What stops us helping someone in cardiac arrest

What stops us helping someone in cardiac arrest

The circumstances surrounding the murder of 28-year-old New Yorker, Kitty Genovese in Kew Gardens, Queens in 1964, spawned the idea of the Bystander Effect.

The social psychologists that coined the theory fed on the claim that 38 witnesses saw or heard the attack on Kitty Genovese yet did nothing.  Their work suggested that individuals are less likely to help a victim when other people are present.

In his 2020 book Humankind: A Hopeful History, Dutch historian Rutger Bregman discusses at length the collected evidence showing the Bystander Effect could be completely wrong – and that in fact, the opposite may be true.

That meta-analysis suggests people are more willing to help in an emergency when there are more people around.

If this is true however, then why do so few people who experience an out-of-hospital cardiac arrest (OHCA) receive the critical help they need from bystanders, to survive?

Related article: Is anyone here a doctor?

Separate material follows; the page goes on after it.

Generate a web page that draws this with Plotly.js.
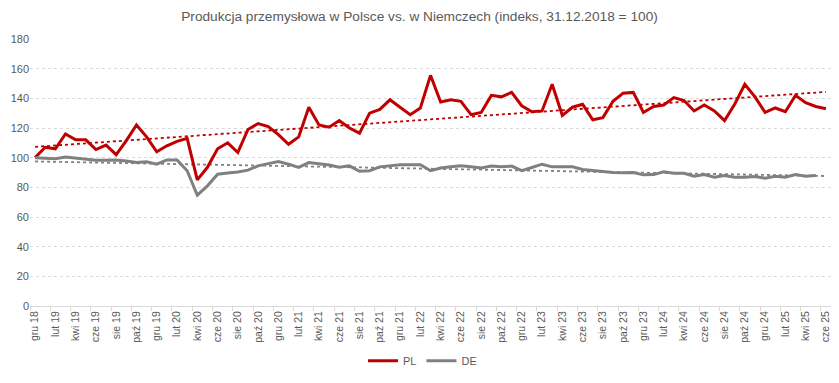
<!DOCTYPE html>
<html>
<head>
<meta charset="utf-8">
<script src="https://cdn.plot.ly/plotly-3.0.1.min.js"></script>
<style>html,body{margin:0;padding:0;background:#fff;}#chart{width:839px;height:383px;}</style>
</head>
<body>
<div id="chart"></div>
<script>
const categories = [
  "gru 18",
  "sty 19","lut 19","mar 19","kwi 19","maj 19","cze 19","lip 19","sie 19","wrz 19","paź 19","lis 19","gru 19",
  "sty 20","lut 20","mar 20","kwi 20","maj 20","cze 20","lip 20","sie 20","wrz 20","paź 20","lis 20","gru 20",
  "sty 21","lut 21","mar 21","kwi 21","maj 21","cze 21","lip 21","sie 21","wrz 21","paź 21","lis 21","gru 21",
  "sty 22","lut 22","mar 22","kwi 22","maj 22","cze 22","lip 22","sie 22","wrz 22","paź 22","lis 22","gru 22",
  "sty 23","lut 23","mar 23","kwi 23","maj 23","cze 23","lip 23","sie 23","wrz 23","paź 23","lis 23","gru 23",
  "sty 24","lut 24","mar 24","kwi 24","maj 24","cze 24","lip 24","sie 24","wrz 24","paź 24","lis 24","gru 24",
  "sty 25","lut 25","mar 25","kwi 25","maj 25","cze 25"
];

const plValues = [
  100, 107, 106, 116, 112, 112, 105.5, 108.5, 102, 111.5, 122, 114, 104,
  108, 111, 113, 85, 93.5, 106, 110, 103.5, 119, 123, 121, 115.5,
  109, 114, 134, 122, 120.5, 125, 120, 116.5, 130, 132.5, 139, 134,
  129, 133.5, 155.5, 137.5, 139, 138, 129, 130.5, 142, 141, 144, 135,
  131, 131.5, 149.5, 128.5, 134, 136, 125.5, 127, 138, 143.5, 144, 130.5,
  134.5, 135.5, 140.5, 138.5, 131.5, 135.5, 131.5, 125, 136, 149.5, 141, 130.5,
  133.5, 131, 142, 137, 134.5, 133
];

const deValues = [
  100, 99.6, 99.3, 100.4, 99.6, 99.3, 98.2, 98.2, 98.5, 97.8, 96.8, 97.2, 95.6,
  98.5, 98.5, 91.2, 74.7, 81, 88.8, 89.6, 90.3, 91.6, 94.5, 96, 97.4,
  95.6, 93.5, 96.7, 96, 95, 93.5, 94.5, 90.8, 91.2, 93.8, 94.5, 95.2,
  95.2, 95.2, 91.2, 93, 93.8, 94.5, 93.8, 93, 94.3, 93.8, 94.3, 91.3,
  93.4, 95.6, 93.8, 93.8, 93.8, 92, 91.2, 90.5, 90, 89.8, 90, 88.4,
  88.6, 90.5, 89.5, 89.5, 87.5, 88.6, 86.8, 87.9, 86.8, 86.8, 87.3, 86.2,
  87.5, 86.8, 88.6, 87.5, 87.9
];

const seriesNames = ["PL", "DE"];
const chartTitle = "Produkcja przemysłowa w Polsce vs. w Niemczech (indeks, 31.12.2018 = 100)";
const yTicks = [0, 20, 40, 60, 80, 100, 120, 140, 160, 180];

function linearTrend(vals, n) {
  const m = vals.length;
  let sx = 0, sy = 0, sxx = 0, sxy = 0;
  for (let i = 0; i < m; i++) { sx += i; sy += vals[i]; sxx += i * i; sxy += i * vals[i]; }
  const b = (m * sxy - sx * sy) / (m * sxx - sx * sx);
  const a = (sy - b * sx) / m;
  const out = [];
  for (let i = 0; i < n; i++) out.push(a + b * i);
  return out;
}

const RED = "#C00000", GREY = "#808080", TXT = "#595959";

const traces = [
  { x: categories, y: linearTrend(plValues, categories.length), type: "scatter", mode: "lines",
    line: { color: RED, width: 1.8, dash: "dot" }, showlegend: false, hoverinfo: "skip" },
  { x: categories, y: linearTrend(deValues, categories.length), type: "scatter", mode: "lines",
    line: { color: GREY, width: 1.8, dash: "dot" }, showlegend: false, hoverinfo: "skip" },
  { x: categories.slice(0, plValues.length), y: plValues, name: seriesNames[0], type: "scatter", mode: "lines",
    line: { color: RED, width: 3 } },
  { x: categories.slice(0, deValues.length), y: deValues, name: seriesNames[1], type: "scatter", mode: "lines",
    line: { color: GREY, width: 3 } }
];

const layout = {
  width: 839, height: 383,
  margin: { l: 30, r: 8, t: 39, b: 71 },
  paper_bgcolor: "#fff", plot_bgcolor: "#fff",
  font: { family: "Liberation Sans, Arial, sans-serif", color: TXT, size: 11 },
  title: { text: chartTitle, font: { size: 13.7, color: TXT }, x: 0.5, xref: "container", xanchor: "center", y: 0.958, yref: "container", yanchor: "middle" },
  xaxis: {
    type: "category", categoryorder: "array", categoryarray: categories,
    range: [-0.5, categories.length - 0.5],
    tickmode: "linear", tick0: 0, dtick: 2, tickson: "boundaries",
    tickangle: -90, ticks: "outside", ticklen: 4, tickcolor: "#d9d9d9",
    tickfont: { size: 10.5, color: TXT },
    showgrid: false, showline: true, linecolor: "#d9d9d9", linewidth: 1, zeroline: false, fixedrange: true
  },
  yaxis: {
    range: [0, 180], tickvals: yTicks, ticktext: yTicks.map(String),
    showgrid: true, gridcolor: "#d9d9d9", griddash: "dot", gridwidth: 1,
    zeroline: false, showline: false, ticks: "", tickfont: { size: 11, color: TXT }, fixedrange: true
  },
  legend: { orientation: "h", x: 0.49, xanchor: "center", y: -0.205, yanchor: "middle",
    font: { size: 11, color: TXT }, itemwidth: 30, traceorder: "normal" },
  showlegend: true
};

Plotly.newPlot("chart", traces, layout, { displayModeBar: false, staticPlot: true });
</script>
</body>
</html>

The folly of relying on others to step in.

There is plenty of evidence showing what makes people more willing to help, and the positive improvements their help delivers to a patient’s prospects of survival.

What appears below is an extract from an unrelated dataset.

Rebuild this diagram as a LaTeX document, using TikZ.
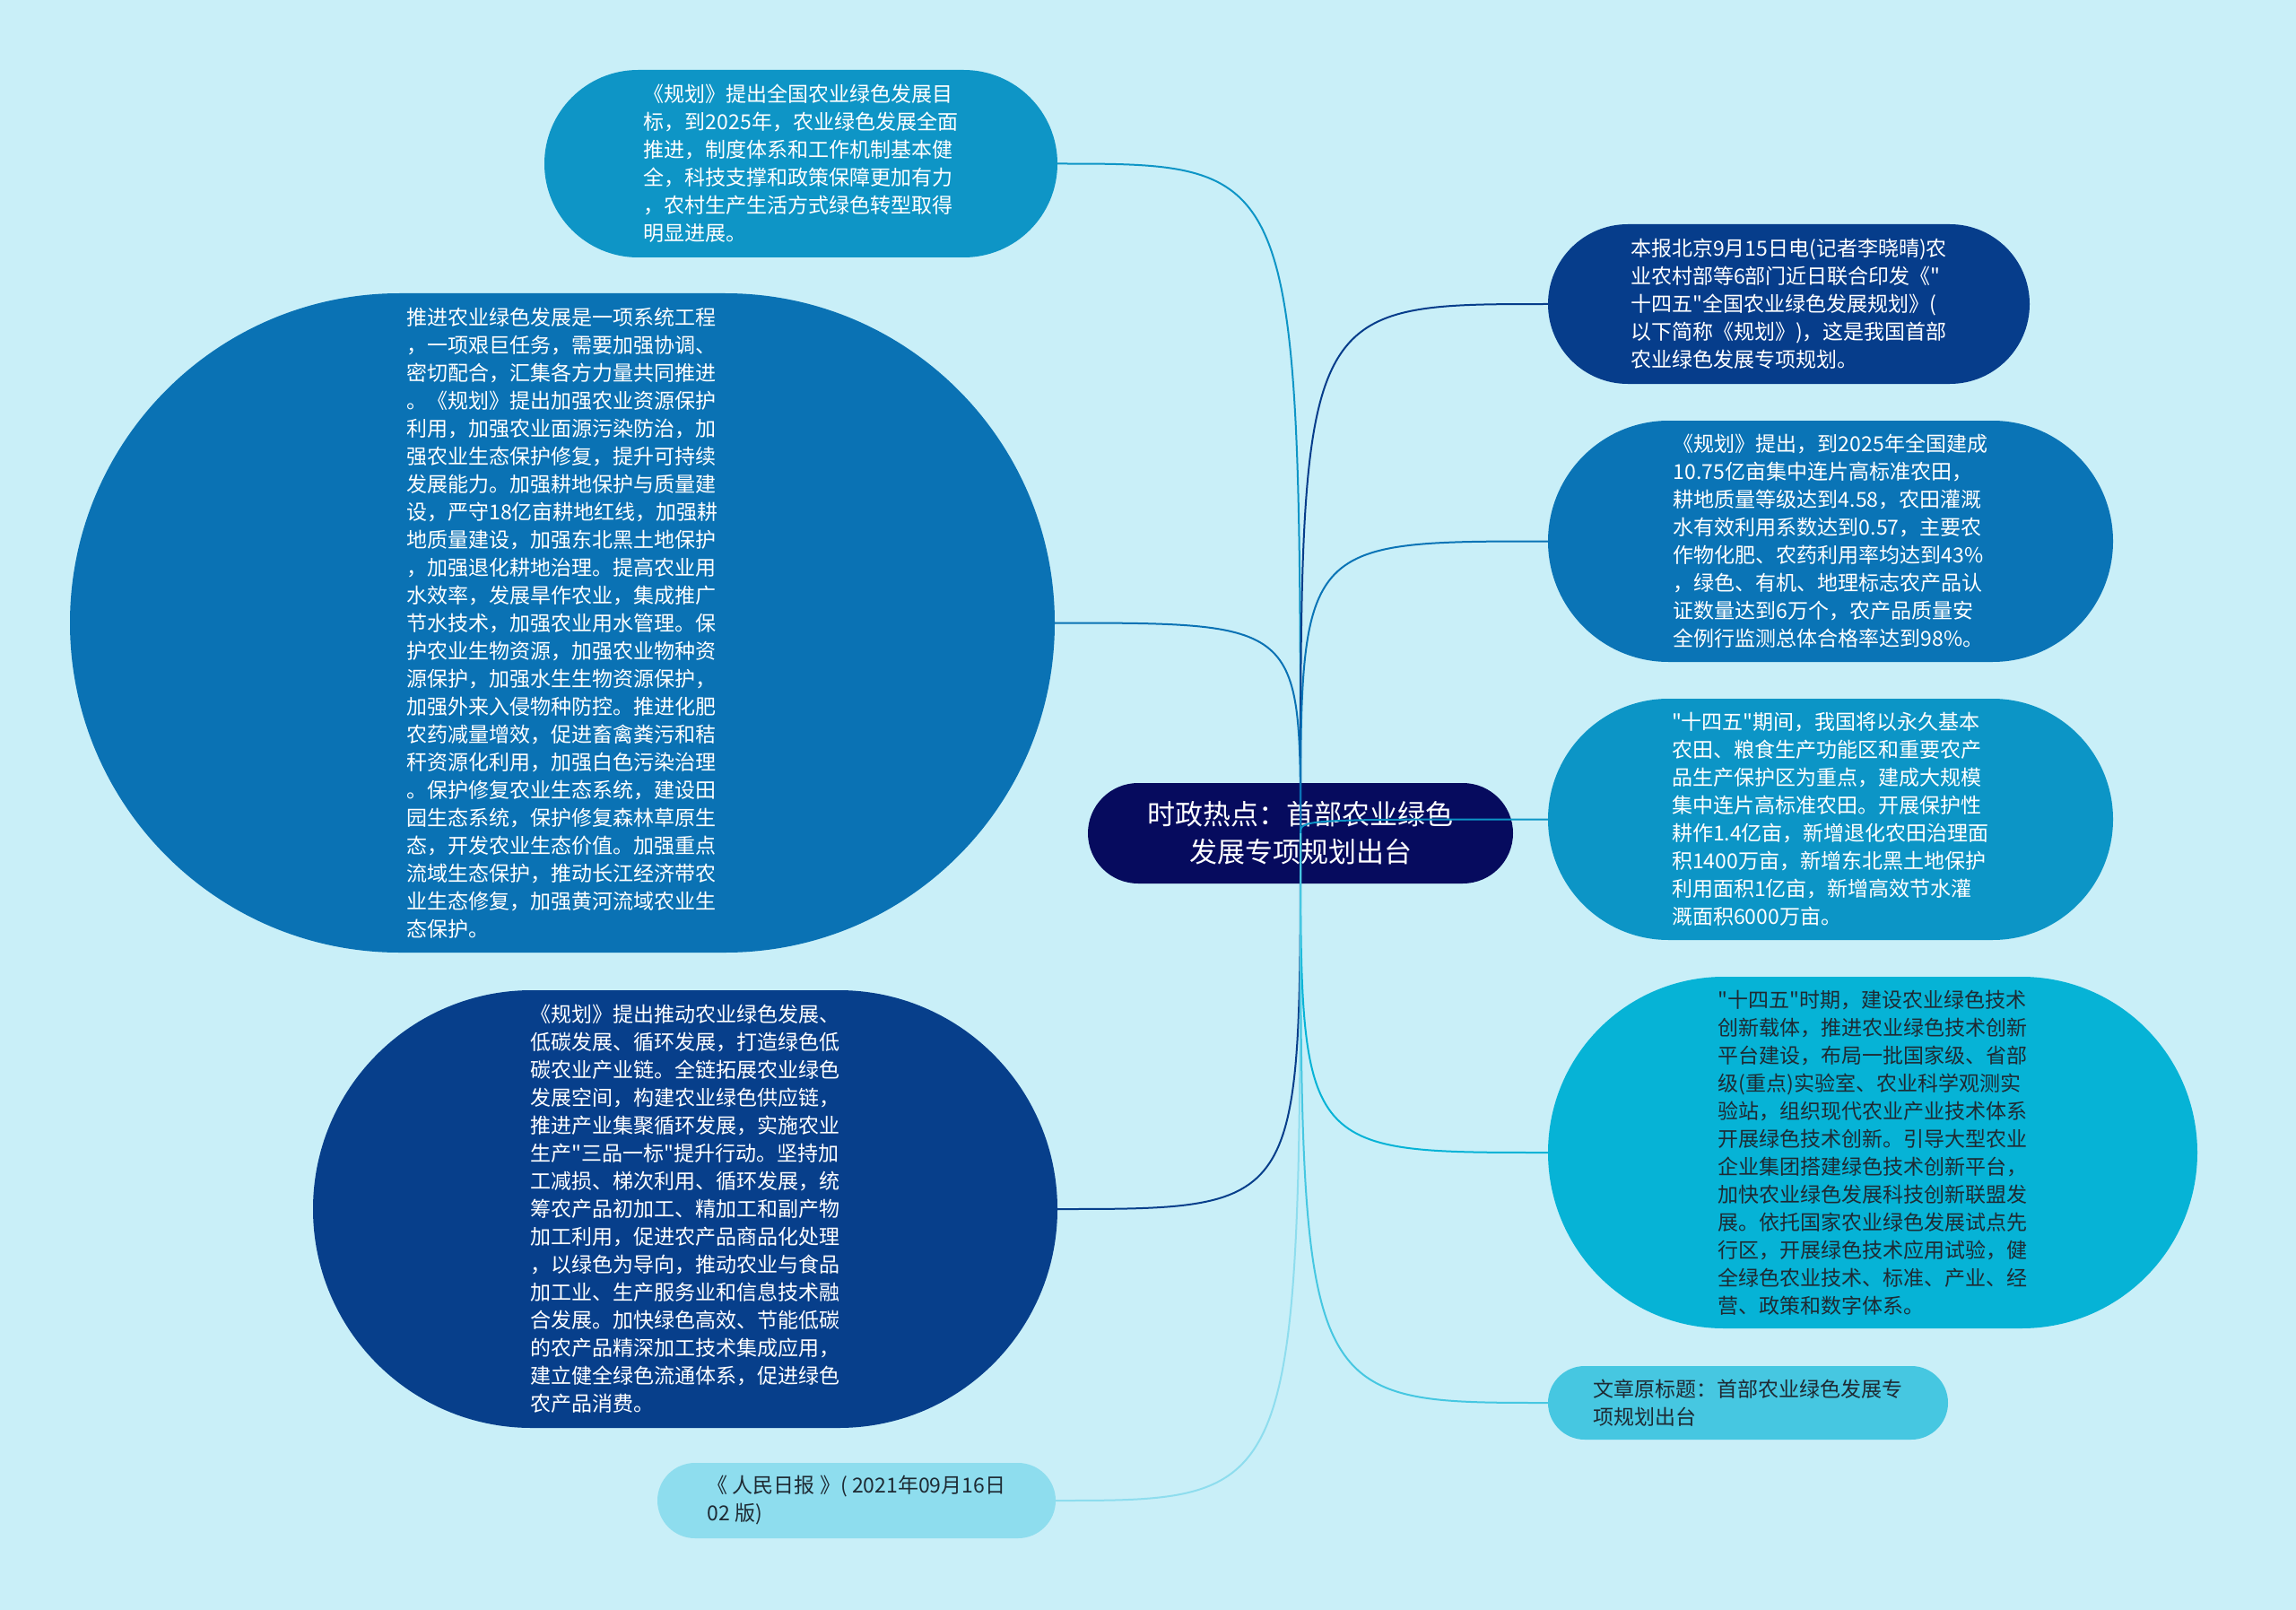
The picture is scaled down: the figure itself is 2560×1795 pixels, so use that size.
\documentclass[tikz,border=0pt]{standalone}
\usepackage{fontspec}
\setmainfont{Noto Sans CJK SC}[Ligatures=TeXOff]
\definecolor{bgc}{HTML}{C9EFF8}
\definecolor{cN1}{HTML}{0E95C6}
\definecolor{cN2}{HTML}{0A72B4}
\definecolor{cN3}{HTML}{073F8B}
\definecolor{cN4}{HTML}{8EDDEE}
\definecolor{cC}{HTML}{060B5E}
\definecolor{cR1}{HTML}{063D8B}
\definecolor{cR2}{HTML}{0A74B6}
\definecolor{cR3}{HTML}{0C95C6}
\definecolor{cR4}{HTML}{06B3D6}
\definecolor{cR5}{HTML}{46C7E1}
\definecolor{darktxt}{HTML}{1E2A33}
\tikzset{
  leaf/.style={draw=none, inner sep=0pt, align=left, text=white,
    font=\fontsize{23}{31}\selectfont},
  darkleaf/.style={leaf, text=darktxt},
  conn/.style={line width=2pt},
}
\begin{document}
\begin{tikzpicture}[x=1pt,y=-1pt]
\fill[bgc] (0,0) rectangle (2560,1795);
\useasboundingbox (0,0) rectangle (2560,1795);

% central node
\node[leaf, fill=cC, minimum width=474, minimum height=112, rounded corners=56,
  align=center, font=\fontsize{31}{42}\selectfont] (c) at (1450,929)
  {时政热点：首部农业绿色\\发展专项规划出台};

% left side
\node[leaf, fill=cN1, minimum width=572, minimum height=209, rounded corners=104.5] (n1) at (893,182.5)
{《规划》提出全国农业绿色发展目\\
标，到2025年，农业绿色发展全面\\
推进，制度体系和工作机制基本健\\
全，科技支撑和政策保障更加有力\\
，农村生产生活方式绿色转型取得\\
明显进展。};

\node[leaf, fill=cN2, minimum width=1098, minimum height=735, rounded corners=367.5] (n2) at (627,694.5)
{推进农业绿色发展是一项系统工程\\
，一项艰巨任务，需要加强协调、\\
密切配合，汇集各方力量共同推进\\
。《规划》提出加强农业资源保护\\
利用，加强农业面源污染防治，加\\
强农业生态保护修复，提升可持续\\
发展能力。加强耕地保护与质量建\\
设，严守18亿亩耕地红线，加强耕\\
地质量建设，加强东北黑土地保护\\
，加强退化耕地治理。提高农业用\\
水效率，发展旱作农业，集成推广\\
节水技术，加强农业用水管理。保\\
护农业生物资源，加强农业物种资\\
源保护，加强水生生物资源保护，\\
加强外来入侵物种防控。推进化肥\\
农药减量增效，促进畜禽粪污和秸\\
秆资源化利用，加强白色污染治理\\
。保护修复农业生态系统，建设田\\
园生态系统，保护修复森林草原生\\
态，开发农业生态价值。加强重点\\
流域生态保护，推动长江经济带农\\
业生态修复，加强黄河流域农业生\\
态保护。};

\node[leaf, fill=cN3, minimum width=830, minimum height=488, rounded corners=244] (n3) at (764,1348)
{《规划》提出推动农业绿色发展、\\
低碳发展、循环发展，打造绿色低\\
碳农业产业链。全链拓展农业绿色\\
发展空间，构建农业绿色供应链，\\
推进产业集聚循环发展，实施农业\\
生产"三品一标"提升行动。坚持加\\
工减损、梯次利用、循环发展，统\\
筹农产品初加工、精加工和副产物\\
加工利用，促进农产品商品化处理\\
，以绿色为导向，推动农业与食品\\
加工业、生产服务业和信息技术融\\
合发展。加快绿色高效、节能低碳\\
的农产品精深加工技术集成应用，\\
建立健全绿色流通体系，促进绿色\\
农产品消费。};

\node[darkleaf, fill=cN4, minimum width=444, minimum height=84, rounded corners=42] (n4) at (955,1673)
{《 人民日报 》( 2021年09月16日\\
02 版)};

% right side
\node[leaf, fill=cR1, minimum width=537, minimum height=178, rounded corners=89] (r1) at (1994.5,339)
{本报北京9月15日电(记者李晓晴)农\\
业农村部等6部门近日联合印发《"\\
十四五"全国农业绿色发展规划》(\\
以下简称《规划》)，这是我国首部\\
农业绿色发展专项规划。};

\node[leaf, fill=cR2, minimum width=630, minimum height=269, rounded corners=134.5] (r2) at (2041,603.5)
{《规划》提出，到2025年全国建成\\
10.75亿亩集中连片高标准农田，\\
耕地质量等级达到4.58，农田灌溉\\
水有效利用系数达到0.57，主要农\\
作物化肥、农药利用率均达到43\%\\
，绿色、有机、地理标志农产品认\\
证数量达到6万个，农产品质量安\\
全例行监测总体合格率达到98\%。};

\node[leaf, fill=cR3, minimum width=630, minimum height=269, rounded corners=134.5] (r3) at (2041,913.5)
{"十四五"期间，我国将以永久基本\\
农田、粮食生产功能区和重要农产\\
品生产保护区为重点，建成大规模\\
集中连片高标准农田。开展保护性\\
耕作1.4亿亩，新增退化农田治理面\\
积1400万亩，新增东北黑土地保护\\
利用面积1亿亩，新增高效节水灌\\
溉面积6000万亩。};

\node[darkleaf, fill=cR4, minimum width=724, minimum height=392, rounded corners=196] (r4) at (2088,1285)
{"十四五"时期，建设农业绿色技术\\
创新载体，推进农业绿色技术创新\\
平台建设，布局一批国家级、省部\\
级(重点)实验室、农业科学观测实\\
验站，组织现代农业产业技术体系\\
开展绿色技术创新。引导大型农业\\
企业集团搭建绿色技术创新平台，\\
加快农业绿色发展科技创新联盟发\\
展。依托国家农业绿色发展试点先\\
行区，开展绿色技术应用试验，健\\
全绿色农业技术、标准、产业、经\\
营、政策和数字体系。};

\node[darkleaf, fill=cR5, minimum width=446, minimum height=82, rounded corners=41] (r5) at (1949,1564)
{文章原标题：首部农业绿色发展专\\
项规划出台};

% connectors
\draw[conn, cN1] (c.center) .. controls (c.center |- n1.east) .. (n1.east);
\draw[conn, cN2] (c.center) .. controls (c.center |- n2.east) .. (n2.east);
\draw[conn, cN3] (c.center) .. controls (c.center |- n3.east) .. (n3.east);
\draw[conn, cN4] (c.center) .. controls (c.center |- n4.east) .. (n4.east);
\draw[conn, cR1] (c.center) .. controls (c.center |- r1.west) .. (r1.west);
\draw[conn, cR2] (c.center) .. controls (c.center |- r2.west) .. (r2.west);
\draw[conn, cR3] (c.center) .. controls (c.center |- r3.west) .. (r3.west);
\draw[conn, cR4] (c.center) .. controls (c.center |- r4.west) .. (r4.west);
\draw[conn, cR5] (c.center) .. controls (c.center |- r5.west) .. (r5.west);
\end{tikzpicture}
\end{document}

For example, it has been demonstrated that people whose families have experienced cardiac arrest in the past, are more likely to be ready and willing to “pay it forward” by helping the next sudden cardiac arrest victim they encounter.

We also know that the people most likely to survive an out-of-hospital cardiac arrest, received help from a bystander.

This study from China is a more recent example of the confidence to intervene that comes with familiarity with CPR.  Conversely, lack of CPR familiarity makes someone far less confident.

A scoping study on willingness to perform bystander CPR commissioned by the International Liaison Committee on Resuscitation (ILCOR) drew a strong connection between CPR training and willingness to help – and vice versa.

This wasn’t the only reason why someone might be unwilling to assist, however.

For example, nearly one-third of non-responders reviewed in this study were unable to perform due to panic.  Others shied away from assisting because the patient had vomited or was bleeding.

Even being female can be a problem; study data from Japan and Canada for example, showed bystanders were less willing to apply a public access defibrillator to a female patient, compared to male patients.

We have seen just how effective CPR training – and in particular, CPR training for school-aged children – can be at improving a territory’s out-of-hospital cardiac arrest survival rates.

As the ILCOR study concludes, improved CPR training will go a long way toward increasing willingness of bystanders to intervene.

It will also hopefully help to address other personal factors that may prevent even a CPR-trained bystander to step in – and if Rutger Bregman is correct, encourage others to follow suit.